Emily is about to turn two in a few weeks.She has not had a brush with infection since June. She is a hale, hardy, walking, talking, bright and very healthy girl as her picture demonstrates. She has avoided major complications that one might expect for a short bowel syndrome child (10-12 centimeters of small intestines remain). She tolerates all the usual procedures that come with a permanent central IV line, an ostomy bag and gastro tube. We are blessed.

Our New Project 

Haley is six and stunningly beautiful, has a rare genetic disorder called CDKL5. and, in all likelihood will never walk or talk, but communicate she will when her new computer arrives. Emily is 2 and lost all but 10cm +- of her small intestines and a portion of her large intestines at 2 days old. This ranks her as one of the more severally affected short gut syndrome children in the world.To live she requires a permanent IV line, a tummy tube and an ostomy bag. We deal with a rare, for sure.

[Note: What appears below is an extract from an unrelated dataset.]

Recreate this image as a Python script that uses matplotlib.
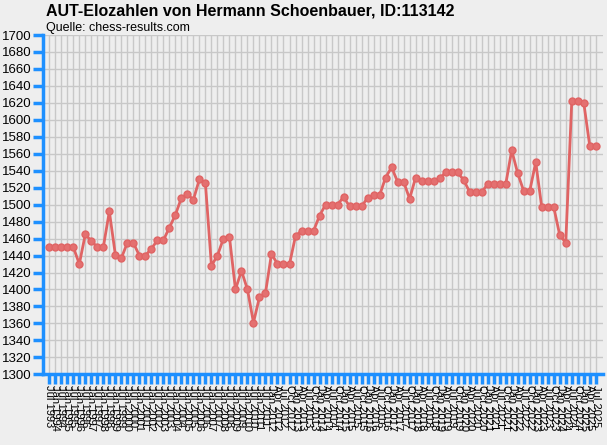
import matplotlib
matplotlib.use("Agg")
import matplotlib.pyplot as plt

plt.rcParams['font.family'] = ['Liberation Sans', 'DejaVu Sans']

# rating lists: half-yearly up to Jan 2012, then quarterly
half_year_lists = [("Jul", 1993)] + [(m, y) for y in range(1994, 2012) for m in ("Jan", "Jul")] + [("Jan", 2012)]
quarter_lists = [(m, y) for y in range(2012, 2026) for m in ("Jan", "Apr", "Jul", "Oct")]
quarter_lists = quarter_lists[1:quarter_lists.index(("Jul", 2025)) + 1]
labels = [f"{m} {y}" for m, y in half_year_lists + quarter_lists]

elo = [1450, 1450, 1450, 1450, 1450, 1430, 1465, 1457, 1450, 1450,
       1492, 1441, 1437, 1455, 1455, 1440, 1440, 1448, 1458, 1458,
       1473, 1488, 1508, 1512, 1506, 1530, 1525, 1428, 1440, 1460,
       1462, 1400, 1422, 1400, 1361, 1391, 1396, 1442, 1430, 1430,
       1430, 1463, 1469, 1469, 1469, 1487, 1500, 1500, 1500, 1509,
       1498, 1498, 1498, 1508, 1511, 1511, 1532, 1544, 1527, 1527,
       1507, 1532, 1528, 1528, 1528, 1531, 1538, 1538, 1538, 1529,
       1515, 1515, 1515, 1524, 1524, 1524, 1524, 1564, 1537, 1516,
       1516, 1550, 1497, 1497, 1497, 1464, 1455, 1622, 1622, 1620,
       1569, 1569]

title = "AUT-Elozahlen von Hermann Schoenbauer, ID:113142"
subtitle = "Quelle: chess-results.com"

bg = '#eeeeee'
blue = '#1e90ff'
red = '#e06464'

fig = plt.figure(figsize=(6.07, 4.45), dpi=100, facecolor=bg)
ax = fig.add_axes([0.0708, 0.1589, 0.9226, 0.7624], facecolor=bg)

x = list(range(len(elo)))
ax.plot(x, elo, color=red, linewidth=2, marker='o', markersize=5,
        markerfacecolor='#e47070', markeredgecolor=red, zorder=3)

ax.set_xlim(-1.05, len(elo) + 0.2)
ax.set_ylim(1300, 1700)
ax.set_yticks(range(1300, 1701, 20))
ax.set_xticks(x)
ax.set_xticklabels(labels, rotation=270, fontsize=8, va='top', ha='center')
ax.tick_params(axis='y', labelsize=9.5, colors=blue, labelcolor='black', length=7, width=2.5, pad=1)
ax.tick_params(axis='x', colors=blue, labelcolor='black', length=7, width=2.5, pad=1)

ax.grid(True, color='#c8c8c8', linewidth=1)
ax.set_axisbelow(True)
for side in ('top', 'right'):
    ax.spines[side].set_visible(False)
for side in ('left', 'bottom'):
    ax.spines[side].set_color(blue)
    ax.spines[side].set_linewidth(2.5)

fig.text(46 / 607, 1 - 16 / 445, title, fontsize=11.5, fontweight='bold', ha='left', va='baseline')
fig.text(46 / 607, 1 - 31.5 / 445, subtitle, fontsize=9, ha='left', va='baseline')

fig.savefig("out.png", dpi=100, facecolor=bg)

The sixth annual World Rare Disease Day will be held on Thursday, February 28, 2013. On this day, various activities take place in the United States, Europe, Russia, Japan and elsewhere around the world. I will be organizing this areas first R.A.R.E. Meetup Meeting in January 2013. It is sponsored by The Global Genes Project.   Its purpose is to support those afflicted and their caregivers, educate physicians and health facilities, and advocate for greater progress on rare disease treatment and research. I believe we need to unite.

Rare and genetic diseases affect 1 in 10 Americans, 30 million people in the United States, and 350 million people globally.  Over 7,000 distinct rare diseases exist and approximately 80 percent are caused by faulty genes.  The National Institutes of Health estimates that 50% of people affected by rare diseases are children, making rare diseases one of the most deadly and debilitating for children worldwide.

It is estimated that 95% of all rare diseases do not have a single FDA approved drug treatment, and there are currently less than 400 treatments approved by the FDA  for the nearly 7000 rare diseases which have been identified. According to estimates from the NIH, it will take 10,000 years at the current rate of FDA drug approvals to find therapies for all people suffering from rare and genetic diseases. We will keep you up to date.